Brian Pfaffenberger, an anthropologist, has described the fallacy of “technological determinism” (1998), or the assumption that technology is a “powerful and autonomous agent that dictates the patterns of human social and cultural life” (Pfaffenberger 239). The claim that 3D printers will democratize manufacturing, for example, makes that assumption: that the object dictates the human patterns. In fact, maintains Pfaffenberger, “the outcome of a given innovation is still subject to substantial modification by social, political and cultural forces” (Pfaffenberger 240). The relevant point here is that with new machines like 3D printers or free CAD software like Autodesk, the rhetoric easily slips into this fallacy of determinism when in fact the human use of the machines remains subject to a great deal of pressure from existing social systems and redirection by external powers such as companies, research institutes and governments.
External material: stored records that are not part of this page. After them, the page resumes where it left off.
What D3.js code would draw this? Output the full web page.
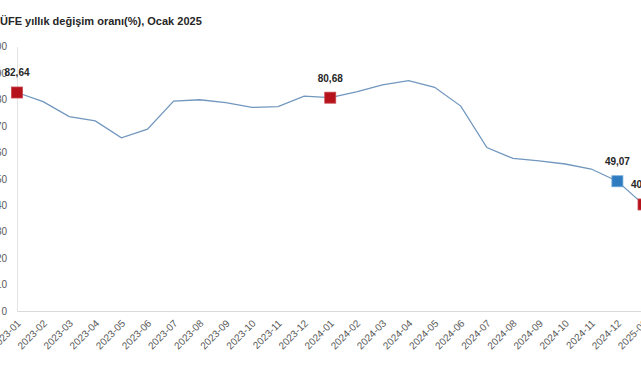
<!DOCTYPE html>
<html>
<head>
<meta charset="utf-8">
<script src="https://cdn.jsdelivr.net/npm/d3@7"></script>
<style>
  html, body { margin: 0; padding: 0; background: #fff; }
  svg { display: block; font-family: "Liberation Sans", Arial, sans-serif; }
</style>
</head>
<body>
<svg id="chart" width="641" height="380"></svg>
<script>
const title = "ÜFE yıllık değişim oranı(%), Ocak 2025";
const months = ["2023-01","2023-02","2023-03","2023-04","2023-05","2023-06","2023-07","2023-08","2023-09","2023-10","2023-11","2023-12",
                "2024-01","2024-02","2024-03","2024-04","2024-05","2024-06","2024-07","2024-08","2024-09","2024-10","2024-11","2024-12","2025-01"];
const values = [82.64, 79.2, 73.5, 71.9, 65.5, 68.8, 79.4, 79.9, 78.8, 77.0, 77.3, 81.3,
                80.68, 82.9, 85.5, 87.1, 84.6, 77.5, 61.8, 57.7, 56.8, 55.6, 53.7, 49.07, 40.29];
const yTicks = [0, 10, 20, 30, 40, 50, 60, 70, 80, 90, 100];
const highlighted = [
  {month: "2023-01", label: "82,64", kind: "red"},
  {month: "2024-01", label: "80,68", kind: "red"},
  {month: "2024-12", label: "49,07", kind: "blue"},
  {month: "2025-01", label: "40,29", kind: "red"}
];

const svg = d3.select("#chart");
const x = d3.scalePoint().domain(months).range([17, 643.5]);
const y = d3.scaleLinear().domain([0, 100]).range([311, 46.6]);
const byMonth = new Map(months.map((m, i) => [m, values[i]]));

// title
svg.append("text").attr("x", 0).attr("y", 25)
  .attr("font-size", 11).attr("font-weight", "bold").attr("fill", "#262626")
  .text(title);

// y axis
const yAxis = svg.append("g").attr("transform", "translate(17,0)")
  .call(d3.axisLeft(y).tickValues(yTicks).tickSize(0).tickPadding(10));
yAxis.select(".domain").attr("stroke", "#e3e3e3");
yAxis.selectAll("text").attr("font-size", 10).attr("fill", "#595959")
  .attr("font-family", "Liberation Sans, Arial, sans-serif");

// x axis
const xAxis = svg.append("g").attr("transform", "translate(0,311)")
  .call(d3.axisBottom(x).tickSize(0).tickPadding(0));
xAxis.select(".domain").attr("stroke", "#d9d9d9");
xAxis.selectAll("text")
  .attr("font-size", 10).attr("fill", "#595959")
  .attr("font-family", "Liberation Sans, Arial, sans-serif")
  .attr("text-anchor", "end")
  .attr("dy", null).attr("y", 0)
  .attr("transform", "translate(4,13) rotate(-45)");

// line
const line = d3.line().x((d, i) => x(months[i])).y(d => y(d));
svg.append("path").datum(values)
  .attr("d", line).attr("fill", "none")
  .attr("stroke", "#7197be").attr("stroke-width", 1.3);

// markers
const colors = {red: {fill: "#b5121b", stroke: "#c9474d"}, blue: {fill: "#2e7bbf", stroke: "#6aa6d8"}};
const ms = 11;
svg.selectAll("rect.mk").data(highlighted).enter().append("rect")
  .attr("class", "mk")
  .attr("x", d => x(d.month) - ms / 2).attr("y", d => y(byMonth.get(d.month)) - ms / 2)
  .attr("width", ms).attr("height", ms)
  .attr("fill", d => colors[d.kind].fill).attr("stroke", d => colors[d.kind].stroke).attr("stroke-width", 0.8);

svg.selectAll("text.lbl").data(highlighted).enter().append("text")
  .attr("class", "lbl")
  .attr("x", d => x(d.month)).attr("y", d => y(byMonth.get(d.month)) - 16)
  .attr("text-anchor", "middle").attr("font-size", 10).attr("font-weight", "bold").attr("fill", "#262626")
  .text(d => d.label);
</script>
</body>
</html>
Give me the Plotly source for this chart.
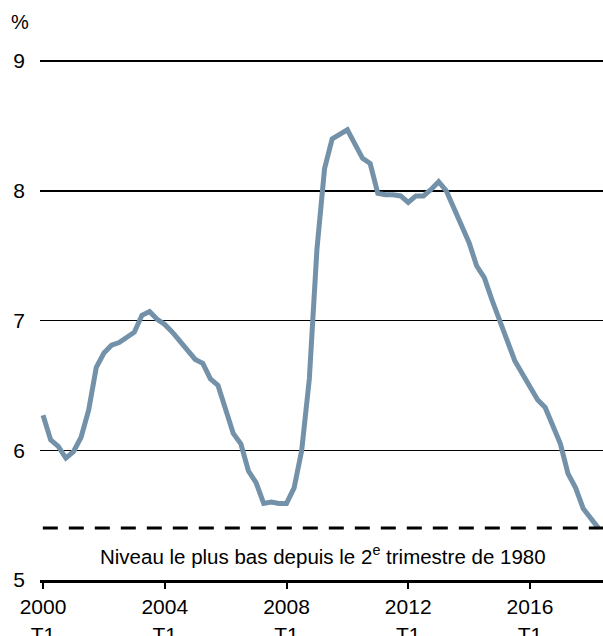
import plotly.graph_objects as go

# Quarterly periods 2000 T1 .. 2018 T2
start_year = 2000
n_quarters = 74
quarters = [f"{start_year + i // 4} T{i % 4 + 1}" for i in range(n_quarters)]

rate = [
    6.27, 6.08, 6.03, 5.94, 5.99, 6.10, 6.31, 6.64, 6.75, 6.81,
    6.83, 6.87, 6.91, 7.04, 7.07, 7.01, 6.97, 6.91, 6.84, 6.77,
    6.70, 6.67, 6.55, 6.50, 6.30, 6.13, 6.05, 5.84, 5.75, 5.59,
    5.60, 5.59, 5.59, 5.71, 6.00, 6.55, 7.55, 8.17, 8.40, 8.44,
    8.47, 8.36, 8.25, 8.21, 7.98, 7.97, 7.97, 7.96, 7.91, 7.96,
    7.96, 8.01, 8.07, 8.00, 7.86, 7.72, 7.60, 7.42, 7.33, 7.16,
    7.01, 6.85, 6.69, 6.59, 6.48, 6.39, 6.33, 6.19, 6.05, 5.82,
    5.71, 5.55, 5.48, 5.40,
]

record_low = 5.4
record_low_label = "Niveau le plus bas depuis le 2<sup>e</sup> trimestre de 1980"

tick_years = [2000, 2004, 2008, 2012, 2016]
tick_labels = [f"{y}<br>T1" for y in tick_years]
tick_idx = [quarters.index(f"{y} T1") for y in tick_years]

y_ticks = [5, 6, 7, 8, 9]

x_idx = list(range(n_quarters))

FONT = "Liberation Sans, Arial, sans-serif"

fig = go.Figure()
fig.add_trace(go.Scatter(
    x=x_idx, y=rate, mode="lines",
    line=dict(color="#7391a8", width=5),
    hoverinfo="skip", showlegend=False,
))

fig.add_shape(
    type="line", xref="paper", yref="y",
    x0=0.005, x1=1, y0=record_low, y1=record_low,
    line=dict(color="black", width=3, dash="15px,11px"),
)

fig.add_annotation(
    xref="paper", yref="y", x=0.503, y=5.19,
    text=record_low_label, showarrow=False,
    font=dict(family=FONT, size=20.5, color="black"),
    xanchor="center", yanchor="middle",
)

fig.add_annotation(
    xref="paper", yref="paper", x=-0.036, y=1.073,
    text="%", showarrow=False,
    font=dict(family=FONT, size=20, color="black"),
    xanchor="center", yanchor="middle",
)

fig.update_layout(
    width=603, height=636,
    margin=dict(l=40, r=0, t=60, b=56, autoexpand=False),
    paper_bgcolor="white", plot_bgcolor="white",
    font=dict(family=FONT, size=21, color="black"),
    showlegend=False,
)

fig.update_xaxes(
    range=[-0.4, 73.6],
    tickvals=tick_idx, ticktext=tick_labels,
    showgrid=False, zeroline=False, automargin=False,
    showline=True, linecolor="black", linewidth=3,
    ticks="outside", ticklen=6, tickwidth=2, tickcolor="black",
    tickfont=dict(family=FONT, size=21, color="black"),
)

fig.update_yaxes(
    range=[5, 9.008], automargin=False,
    tickvals=y_ticks, ticktext=[str(v) for v in y_ticks],
    showgrid=True, gridcolor="black", gridwidth=1.5,
    zeroline=False, showline=False, ticks="",
    ticklabelstandoff=14,
    tickfont=dict(family=FONT, size=21, color="black"),
)

fig.write_html(
    "out.html",
    config={"displayModeBar": False, "staticPlot": True},
    post_script="document.body.style.margin='0';document.body.style.overflow='hidden';",
)
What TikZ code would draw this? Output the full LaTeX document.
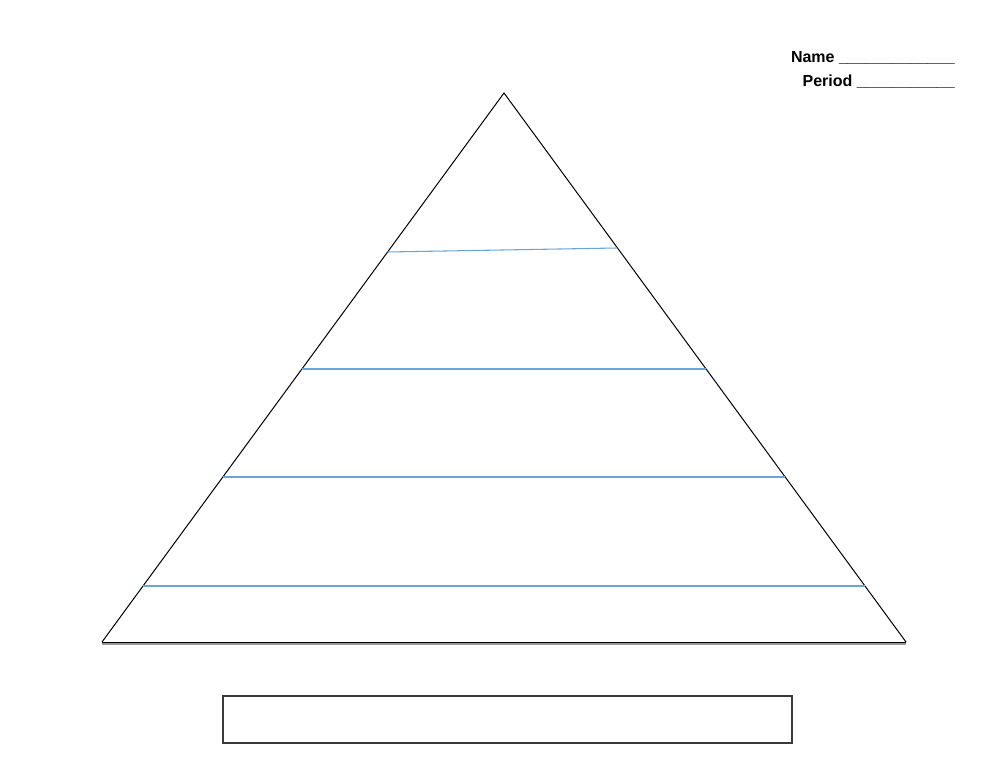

Dr. Gershenfeld, for example, is welcome to say that in FabLabs anyone can make “almost anything”, but there may be many people who cannot, in fact, make anything, such as those inhibited by gender, income, race, and other intransigent social patterns. Examples of creative power in the hands of laypeople are impressive – no doubt. Still, the utopian rhetoric rings with the sense that all is as it should be – positive, natural, and accessible. Should we not expect to find, upon closer investigation, also stories of negative experiences in FabLabs or communities of “makers”? At the least, are there not stories of failed projects, frustrated “makers”, or the transition from personal projects to private gain? Who is benefiting from the way in which we talk about “makers” today? And is this fate of “making” determined by the new technology or is there a social story – with opportunities for derailment or redirection – still being written?

I certainly am not inclined to discredit the “maker” endeavor out-of-hand, faulting only its vaunted rhetoric – more often the contrary. However, there are reasons to ask whether the practices of “making” are what they purport to be.